A white enamel dial, signed “à Paris”, with Roman and Arabic numerals and gilt bronze fleur-de-lys hands for the hours and minutes, form the face of the clockwork with silk thread suspension. The partly patinated oblong base, resting on six spinning tops, is embellished with a chiseled frieze of palmettes and a rich bas-relief representing the episode of the death of Actaeon. Further, the rounded sides are adorned with sublimely chiseled falcons and further attributes of the hunt.
Actaeon was a young prince, student of the centaur Chiron, who became a very skilled hunter. During a hunt he surprised the goddess Diana while she was taking a bath. Furious, she then transformed him into a deer and Actaeon died shortly after being torn apart by his own dogs who did not recognize him, and were driven mad with rage by the goddess.
André-Antoine Ravrio (1759 – 1814)
André-Antoine Ravrio was one of the greatest French bronziers who learned the work of a bronze caster (or “fondeur”) under his father, André. The family of André Ravrio had been bronze casters since 1661. Subsequently, in 1774, the great bronzier Pierre-Philippe Thomire personally recommended Ravrio to the comte d’Artois. Only three years later, in 1777, he was received as a maître-fondeur and in 1790 he set up his own business. Ravrio’s bronzes are regarded as some of the most beautiful of their kind.
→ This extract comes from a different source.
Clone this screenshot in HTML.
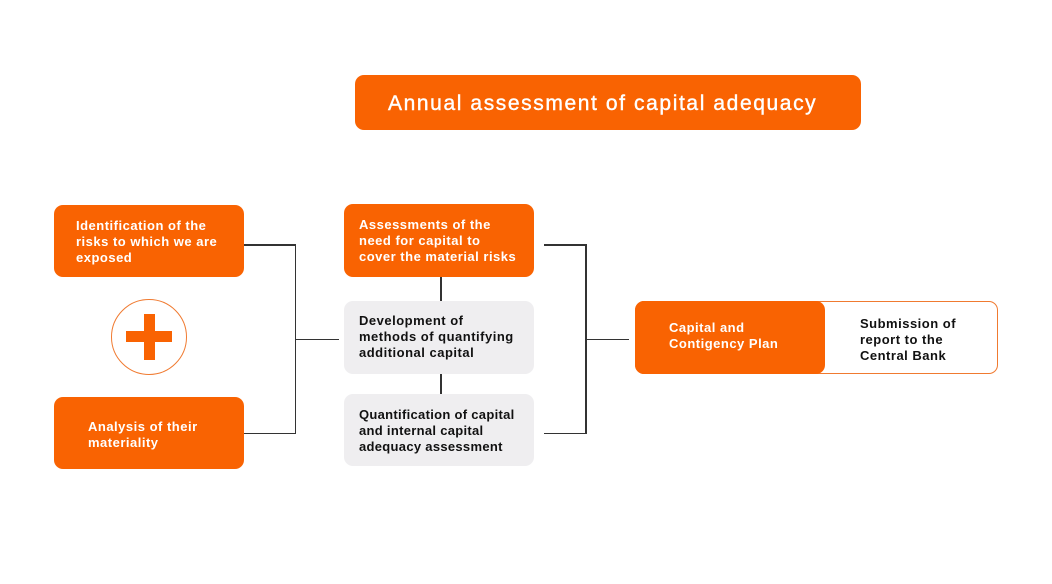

Although Ravrio was successful during Louis XVI’s reign, his success reached it’s peak under Napoleon Bonaparte. Ravrio participated in the first Exposition de l’Industrie in Paris in 1803. Later in 1806 he supplied a number of bronze furnishings for the Empress Joséphine’s apartments in the Tuileries. Subsequently he was appointed to bronzier to the Emperor in 1810. In this capacity he delivered some of the finest Empire bronze pieces to many of the Imperial residences like Fontainebleau, the Tuileries, Saint-Cloud, Compiègne and Versailles.
This early Empire period clock presents itself with it’s mercury gilding in an excellent state of preservation. The clock is in an perfectly working condition and the movement with anchor escapement and silk thread suspension strikes the hours and half hours on a bell. Also, it has been cleaned and serviced by a professional clock maker. The clock comes complete with its pendulum, key and bell.
Paris, circa 1805.
Dimensions: height 55 cm, width 42.5 cm, depth 18 cm.
Weight: 16.2 kg.
- Collection of the Mobilier National inv. number IAB-241-000.
- Collection of the Villa Masséna in Nice.
- Sotheby’s New York, 13 April 2016, where an identical clock appeared in auction.